In Brandenburg zeigte sich auch, wie der Mensch von seinem Umfeld geprägt wird: Die meisten (syrischen) Berliner konnten super tanzen und feiern, und selbst lauwarmes Sternburger konnte ihre gute Laune nicht vertreiben - aber mit dem Laufen hatten sie es nicht so. Die (syrischen) Bayern legten lieber einen Euro mehr für ein kaltes Weizen an der Tanke hin und konnten wandern wie Bergziegen.

Was mir die Wanderer über ihr Leben in Syrien erzählten, deckte sich mit den Erfahrungen, die mir bisher zugetragen worden waren. Ein Assad-Freund war nicht unter ihnen und trotzdem hörte ich etliche Male: "Lieber Assad als die Dschihadisten, dann kann in ein paar Jahren erneut einen Demokratieversuch gestartet werden."

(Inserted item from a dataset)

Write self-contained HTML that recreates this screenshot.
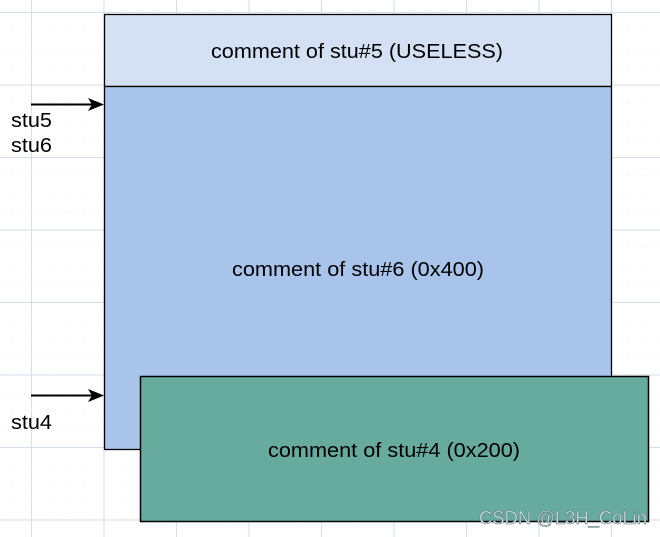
<!DOCTYPE html>
<html><head><style>
body{margin:0;width:660px;height:537px;overflow:hidden;background:#fff;font-family:"Liberation Sans",sans-serif;}
</style></head><body>
<svg width="660" height="537" xmlns="http://www.w3.org/2000/svg" style="position:absolute;left:0;top:0">
<defs>
<pattern id="minor" x="13" y="-6" width="18.1" height="18.1" patternUnits="userSpaceOnUse">
<path d="M0 0H18.1M0 0V18.1" stroke="#e4e9f2" stroke-width="1" stroke-dasharray="1,3" fill="none"/>
</pattern>
<pattern id="major" x="31" y="12" width="72.5" height="72.5" patternUnits="userSpaceOnUse">
<path d="M0.5 0V72.5M0 0.5H72.5" stroke="#d6dfee" stroke-width="1" fill="none"/>
</pattern>
</defs>
<rect width="660" height="537" fill="url(#minor)"/>
<rect width="660" height="537" fill="url(#major)"/>
<rect x="104.5" y="14.5" width="507" height="72" fill="#d4e1f5" stroke="#000" stroke-width="1.3"/>
<rect x="104.5" y="86.5" width="507" height="363" fill="#a9c4eb" stroke="#000" stroke-width="1.3"/>
<rect x="140.5" y="376.5" width="508" height="145" fill="#67ab9f" stroke="#000" stroke-width="1.5"/>
<text x="211" y="58" font-size="20" textLength="292" lengthAdjust="spacingAndGlyphs">comment of stu#5 (USELESS)</text>
<text x="232" y="276" font-size="20" textLength="252" lengthAdjust="spacingAndGlyphs">comment of stu#6 (0x400)</text>
<text x="268" y="457" font-size="20" textLength="252" lengthAdjust="spacingAndGlyphs">comment of stu#4 (0x200)</text>
<line x1="31" y1="104.5" x2="95" y2="104.5" stroke="#000" stroke-width="2"/>
<path d="M104 104.5 L88 98 L92 104.5 L88 111 Z" fill="#000"/>
<line x1="31" y1="395.5" x2="95" y2="395.5" stroke="#000" stroke-width="2"/>
<path d="M104 395.5 L88 389 L92 395.5 L88 402 Z" fill="#000"/>
<text x="11" y="127" font-size="20" textLength="41" lengthAdjust="spacingAndGlyphs">stu5</text>
<text x="11" y="152" font-size="20" textLength="41" lengthAdjust="spacingAndGlyphs">stu6</text>
<text x="11" y="429" font-size="20" textLength="41" lengthAdjust="spacingAndGlyphs">stu4</text>
<text x="479" y="524" font-size="18" textLength="168" lengthAdjust="spacingAndGlyphs" fill="#e8eef0" stroke="#5b7a80" stroke-width="0.6">CSDN @L3H_CoLin</text>
</svg>
</body></html>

Diejenigen, die an den Demonstrationen gegen Assad teilgenommen hatten, erzählten eine ähnliche Geschichte wie Tammam: "Auch ich ging 2011 auf die Straße, weil ich endlich Demokratie wollte. Doch schnell tauchten am Rande der Demonstrationen bewaffnete Religiöse auf. Als ich einen von ihnen fragte, was sie hier machten, antwortete er, dass sie nur zu unserem Schutz da seien."

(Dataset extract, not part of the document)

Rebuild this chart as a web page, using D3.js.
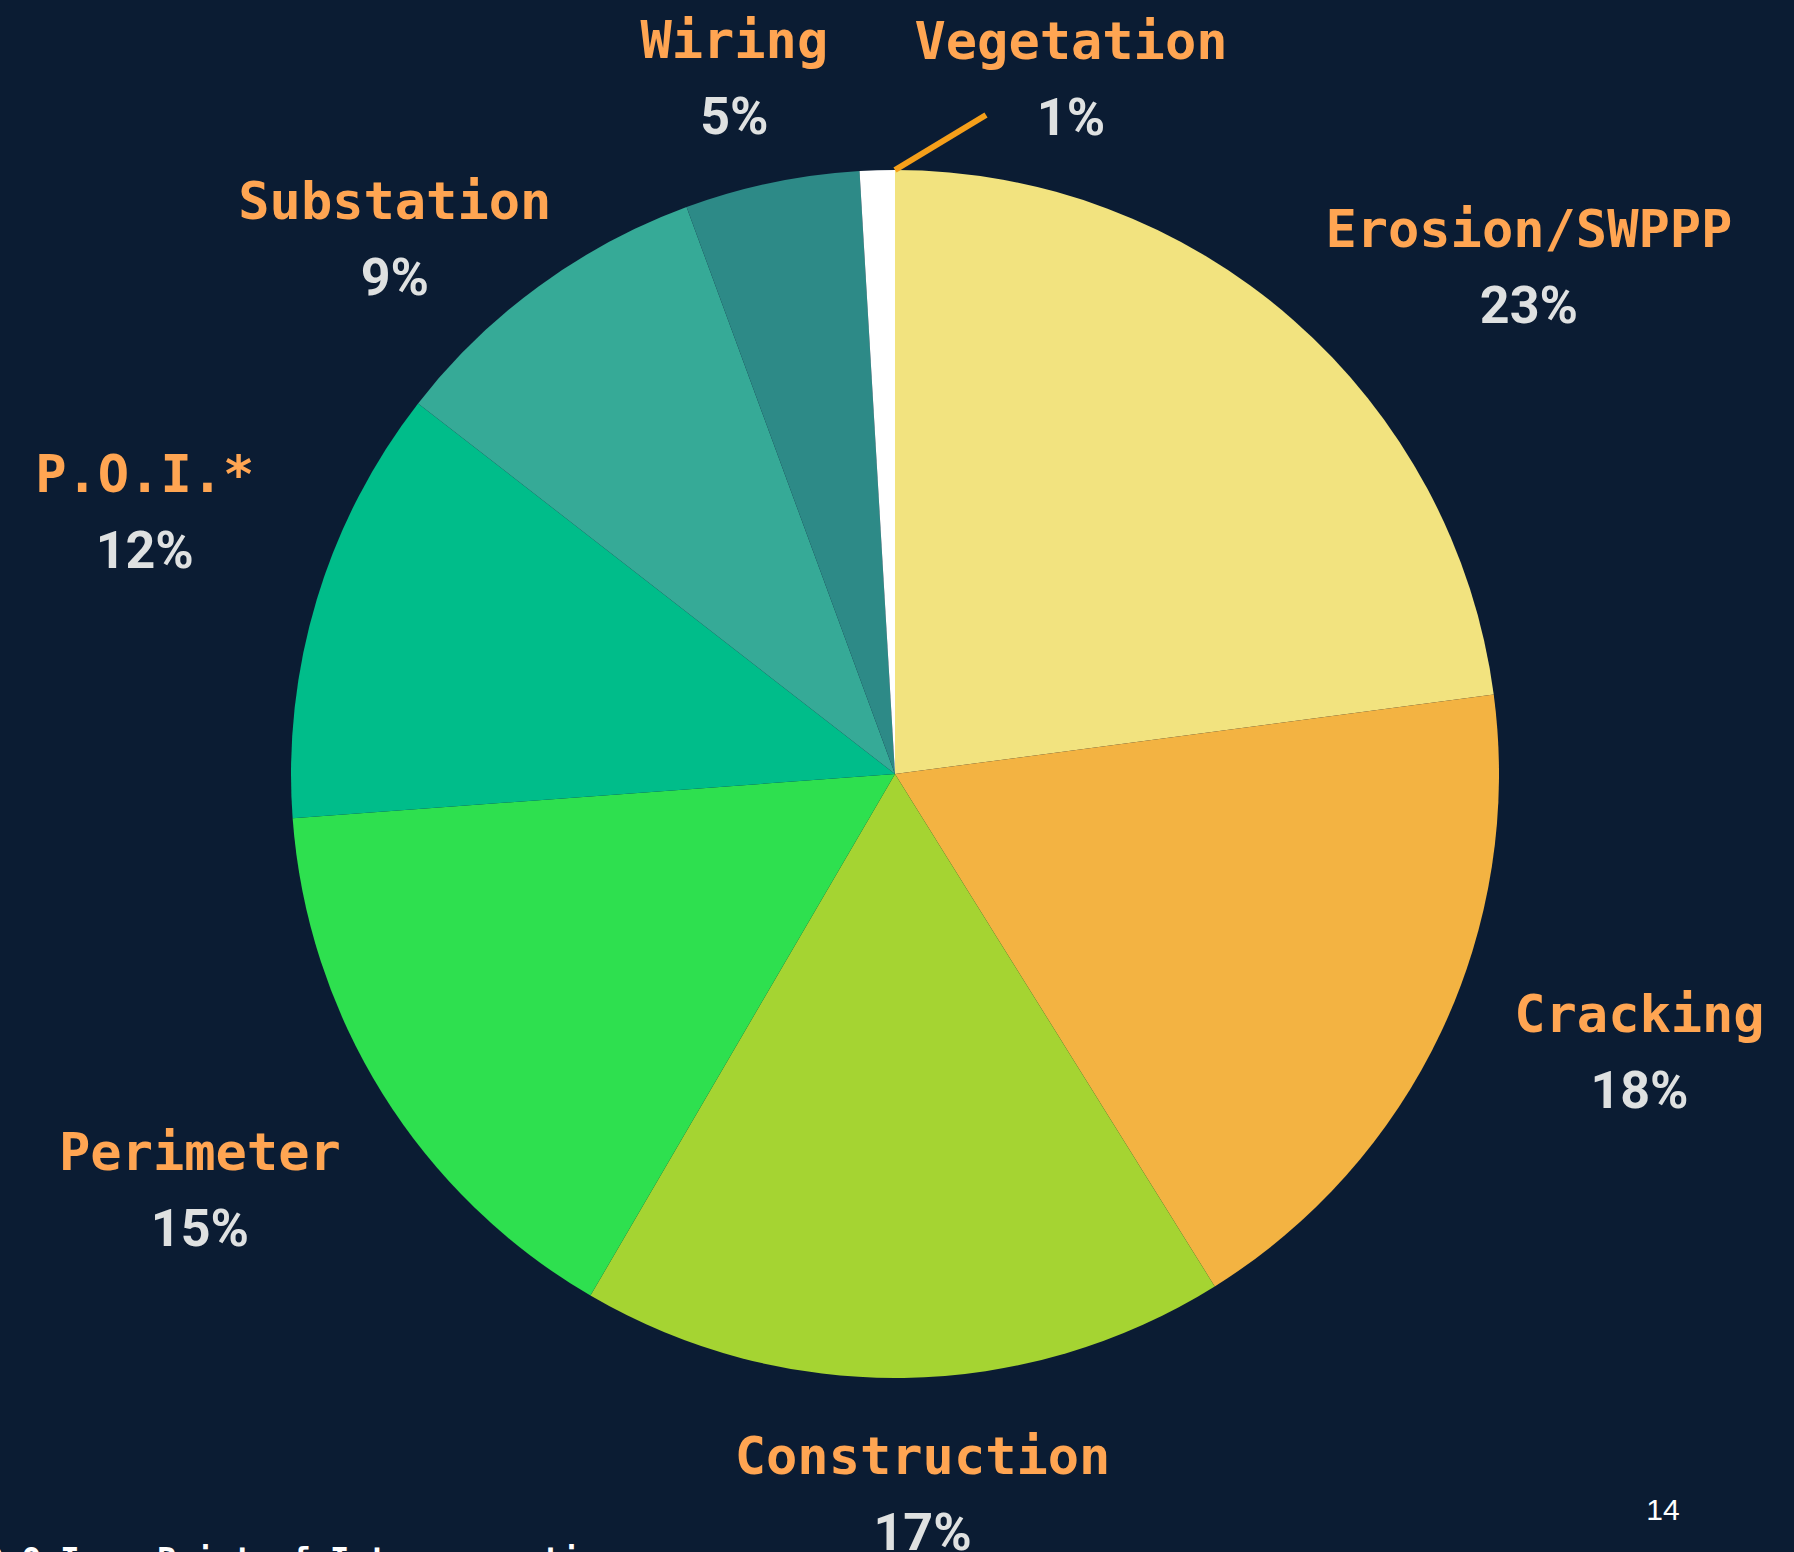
<!DOCTYPE html>
<html>
<head>
<meta charset="utf-8">
<script src="https://cdn.jsdelivr.net/npm/d3@7"></script>
<style>
  html, body { margin: 0; padding: 0; background: #0b1c33; overflow: hidden; }
  .name { font-family: "DejaVu Sans Mono", monospace; font-weight: bold; fill: #ffa552; }
  .pct { font-family: Roboto, "Noto Sans", sans-serif; font-weight: bold; fill: #dfe1e1; }
</style>
</head>
<body>
<div id="chart-container"></div>
<script>
// issue categories, clockwise from 12 o'clock
const categories = ["Erosion/SWPPP", "Cracking", "Construction", "Perimeter", "P.O.I.*", "Substation", "Wiring", "Vegetation"];
// issue counts
const counts = [49, 39, 37, 33, 25, 19, 10, 2];
const colors = ["#f2e37f", "#f3b342", "#a5d432", "#2ee04f", "#00bd8a", "#36aa97", "#2d8a87", "#ffffff"];

const svgWidth = 1794;
const svgHeight = 1552;
const cx = 895, cy = 774;
const radius = 604;
const pad = 65;          // gap between pie and label box
const nameSize = 52, pctSize = 52;

// hand nudges for label layout, so they sit like the original slide
const labelShift = {
    "Erosion/SWPPP": [59, 38],
    "Cracking": [26, -33],
    "Construction": [15, -7],
    "Perimeter": [-8, 31],
    "P.O.I.*": [-5, -53],
    "Substation": [-13, 50],
    "Wiring": [-5, 14]
};

const svg = d3.select("#chart-container")
    .append("svg")
    .attr("width", svgWidth)
    .attr("height", svgHeight);

svg.append("rect")
    .attr("width", svgWidth)
    .attr("height", svgHeight)
    .attr("fill", "#0b1c33");

const data = categories.map((c, i) => ({ name: c, value: counts[i], color: colors[i] }));
const total = d3.sum(counts);

const pie = d3.pie().sort(null).value(d => d.value);
const arc = d3.arc().innerRadius(0).outerRadius(radius);
const arcs = pie(data);

const g = svg.append("g").attr("transform", `translate(${cx},${cy})`);

g.selectAll("path")
    .data(arcs)
    .join("path")
    .attr("d", arc)
    .attr("fill", d => d.data.color);

// labels: name on top, percentage below
const labels = g.selectAll("g.label")
    .data(arcs)
    .join("g")
    .attr("class", "label");

labels.append("text")
    .attr("class", "name")
    .attr("text-anchor", "middle")
    .attr("font-size", nameSize)
    .attr("y", -19)
    .text(d => d.data.name);

labels.append("text")
    .attr("class", "pct")
    .attr("text-anchor", "middle")
    .attr("font-size", pctSize)
    .attr("y", 57)
    .text(d => Math.round(d.data.value / total * 100) + "%");

labels.each(function (d) {
    const sel = d3.select(this);
    const small = d.data.value / total < 0.02;
    if (small) {
        // tiny slice: leader line up and to the right
        const a = d.endAngle;
        const x0 = Math.sin(a) * radius, y0 = -Math.cos(a) * radius;
        const x1 = x0 + 91, y1 = y0 - 55;
        g.insert("line", "g.label")
            .attr("x1", x0).attr("y1", y0)
            .attr("x2", x1).attr("y2", y1)
            .attr("stroke", "#f59f1a")
            .attr("stroke-width", 6);
        sel.attr("transform", `translate(${x1 + 85},${y1 - 37})`);
        return;
    }
    const a = (d.startAngle + d.endAngle) / 2;
    const w = d3.max(sel.selectAll("text").nodes(), n => n.getComputedTextLength());
    const h = 114;
    const px = Math.sin(a) * (radius + pad), py = -Math.cos(a) * (radius + pad);
    const shift = labelShift[d.data.name] || [0, 0];
    const lx = px + Math.sin(a) * w / 2 + shift[0];
    const ly = py - Math.cos(a) * h / 2 + shift[1];
    sel.attr("transform", `translate(${lx},${ly})`);
});

// page number
svg.append("text")
    .text("14")
    .attr("x", 1663)
    .attr("y", 1520)
    .attr("text-anchor", "middle")
    .attr("font-family", "Liberation Sans, Arial, sans-serif")
    .attr("font-size", 30)
    .attr("fill", "#ffffff");

// footnote, mostly cut off by the bottom edge
svg.append("text")
    .text("*P.O.I. = Point of Interconnection")
    .attr("x", -36)
    .attr("y", 1570)
    .attr("font-family", "DejaVu Sans Mono, monospace")
    .attr("font-weight", "bold")
    .attr("font-size", 32)
    .attr("fill", "#ffffff");
</script>
</body>
</html>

Wer dann angefangen hat mit den Schießereien - Assads Truppen oder die Religiösen -, konnte mir niemand genau sagen. Jedenfalls wurde dann gekämpft und nicht mehr demonstriert. Die von mir Befragten erzählten, dass sie sich von da ab in ihre Wohnungen zurückgezogen hätten.

"Wir waren so naiv"

Auf die Frage, ob Assads Geheimdienst sie nicht verfolgt habe, antwortete Tammam: "Nein. Assad machte das geschickt. Verfolgt wurden nur die Anführer der Demokratiebewegung. Die standen dann vor der Wahl, Syrien zu verlassen oder sich den Religiösen anzuschließen". Als ich von Tammam wissen wollte, wie er das heute sehe, kam eine Antwort, die ich auch schon gehört hatte: "Wir waren so naiv. Nicht weil wir für Demokratie auf die Straße gingen. Wir waren so naiv, weil wir geglaubt hatten, dass der Iran und Saudi-Arabien zulassen werden, dass wir Syrer selbst entscheiden können, wie wir die Zukunft unseres Landes gestalten."

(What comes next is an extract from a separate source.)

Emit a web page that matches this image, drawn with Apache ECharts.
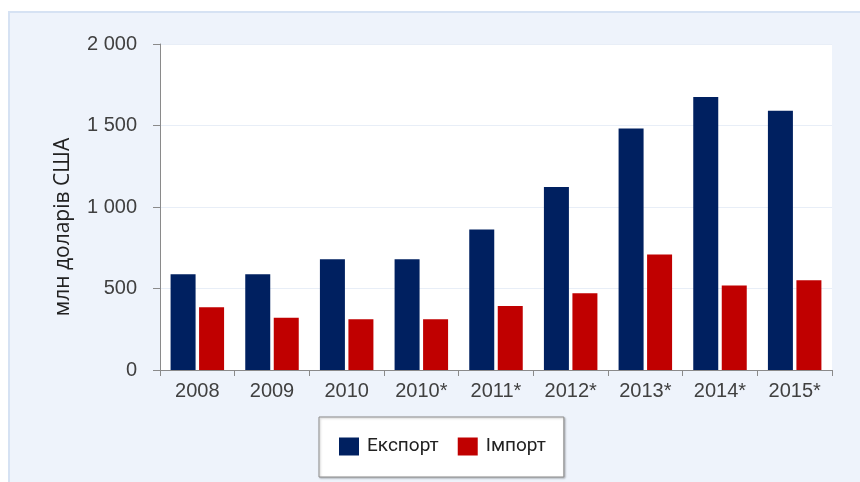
<!DOCTYPE html>
<html>
<head>
<meta charset="utf-8">
<script src="https://cdn.jsdelivr.net/npm/echarts@6/dist/echarts.min.js"></script>
<style>
  html, body { margin: 0; padding: 0; background: #ffffff; }
  #wrap { position: relative; width: 860px; height: 482px; overflow: hidden; }
  #panel { position: absolute; left: 8px; top: 11px; width: 870px; height: 490px;
           background: #eef3fb; border: 2px solid #d6e2f3; box-sizing: border-box; }
  #chart { position: absolute; left: 0; top: 0; width: 860px; height: 482px; }
</style>
</head>
<body>
<div id="wrap">
  <div id="panel"></div>
  <div id="chart"></div>
</div>
<script>
// Foreign trade volumes, million US dollars
const years = ['2008', '2009', '2010', '2010*', '2011*', '2012*', '2013*', '2014*', '2015*'];
const exportValues = [588, 588, 680, 680, 862, 1122, 1481, 1675, 1591];
const importValues = [385, 321, 311, 311, 393, 471, 708, 518, 551];
const seriesNames = ['Експорт', 'Імпорт'];
const axisTitle = 'млн доларів США';

const axisGray = '#8a8a8a';
const labelColor = '#404040';

const chart = echarts.init(document.getElementById('chart'), null, { renderer: 'canvas' });

chart.setOption({
  backgroundColor: 'transparent',
  animation: false,
  grid: {
    left: 160, top: 44, width: 672, height: 326,
    show: true, backgroundColor: '#ffffff', borderWidth: 0
  },
  legend: {
    data: seriesNames,
    left: 319, top: 417,
    icon: 'rect',
    itemWidth: 20, itemHeight: 18, itemGap: 19,
    padding: [20, 18, 21, 20],
    backgroundColor: '#ffffff',
    borderColor: '#8c8c8c', borderWidth: 1,
    shadowColor: 'rgba(0,0,0,0.25)', shadowBlur: 2, shadowOffsetX: 1, shadowOffsetY: 1,
    textStyle: { fontFamily: 'Roboto', fontSize: 19, color: '#222', padding: [0, 0, 0, 3] }
  },
  graphic: [{
    type: 'text',
    x: 63, y: 227,
    rotation: Math.PI / 2,
    style: {
      text: axisTitle,
      fontFamily: 'Open Sans', fontSize: 21, fill: '#222',
      textAlign: 'center', textVerticalAlign: 'middle'
    }
  }],
  xAxis: {
    type: 'category',
    data: years,
    axisLine: { show: true, lineStyle: { color: axisGray, width: 1 } },
    axisTick: { show: true, length: 6, interval: 0, lineStyle: { color: axisGray } },
    axisLabel: { interval: 0, margin: 11, color: labelColor, fontFamily: 'Liberation Sans', fontSize: 20 }
  },
  yAxis: {
    type: 'value',
    min: 0, max: 2000, interval: 500,
    axisLine: { show: true, lineStyle: { color: axisGray, width: 1 } },
    axisTick: { show: true, length: 7, lineStyle: { color: axisGray } },
    splitLine: { show: true, lineStyle: { color: '#e8eef7', width: 1 } },
    axisLabel: {
      margin: 23, color: labelColor, fontFamily: 'Liberation Sans', fontSize: 20,
      formatter: v => String(v).replace(/\B(?=(\d{3})+(?!\d))/g, ' ')
    }
  },
  series: [
    {
      name: seriesNames[0], type: 'bar', data: exportValues,
      barWidth: 25, barGap: '14%',
      itemStyle: { color: '#002060' }
    },
    {
      name: seriesNames[1], type: 'bar', data: importValues,
      barWidth: 25, barGap: '14%',
      itemStyle: { color: '#c00000' }
    }
  ]
});
</script>
</body>
</html>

Viele westliche Medien fassten den Konflikt am Anfang sehr simpel zusammen: Assad und seine Schergen sind Alawiten und die Mehrheit der Syrer Sunniten. Da die Saudis auch Sunniten sind, kommen sie ihren Glaubensbrüdern gegen den Unterdrücker Assad zur Hilfe. Der Haken: Auch unter den Sunniten gibt es viele verschiedene Richtungen und im eher gemäßigten Islam Syriens waren die Anhänger der streng konservativen Islam-Auslegung der Saudis, dem Wahhabismus, eine Minderheit.

Dass nur die Wahhabiten von Assads Geheimdienst ins Auge genommen wurden, wäre auch eine zu einfache Wahrheit: Dafür hörte ich zu viele Geschichten von Verhaftungen und Folter - ein extrem Religiöser war keiner von ihnen. Frei-gekommen sind sie nicht, weil das Assad-Regime sie für unschuldig erklärte, sondern weil sie das Glück hatten, dass ihre Familien genug Geld aufbrachten, um sie freizukaufen.

"Über die Mullahs haben wir Witze gemacht"

Wenn ich die Wanderer fragte, wie das in Syrien sei mit der Religion, bekam ich regelmäßig emotionale Antworten: "Syrien ist doch nicht Afghanistan oder Pakistan. Wir waren das fortschrittlichste und toleranteste Land in der Region." Wenn ich nachhakte, was sie von Afghanistan oder Pakistan wüssten, zeigte sich, dass die meisten das gleiche Bild hatten, wie der durchschnittliche Europäer: Pakistan und Afghanistan in einen Topf werfend, fielen Begriffe wie Taliban, Fanatiker und Bomben.

Für mich klang jedoch Vieles von dem, was mir die Syrer über ihr Land vor dem Krieg erzählten, wie die Geschichten älterer Pakistaner und Afghanistan-Reisender: "Über die Mullahs (Religionsgelehrten) haben wir Witze gemacht. Es gab Nachtclubs, Bars und Alkohol. Kaum eine Frau war verschleiert", lautete ein Standardsatz von älteren pakistanischen Großstädtern, wenn sie über die Zeit bis 1977 sprachen.

"Die Afghanen waren zivilisierter als wir", ist ein selbstironischer Standardsatz von Afghanistan-Reisenden aus dieser Zeit, als sie in Kabul auf den Dachterrassen saßen und die Haschischpfeifen kreisen ließen. Auch wenn nicht in allen Teilen Afghanistans und Pakistans diese Zustände herrschten, bleibt unbestritten, dass Islamisten und eine strenge Koran-Auslegung nicht das alltägliche Leben bestimmten.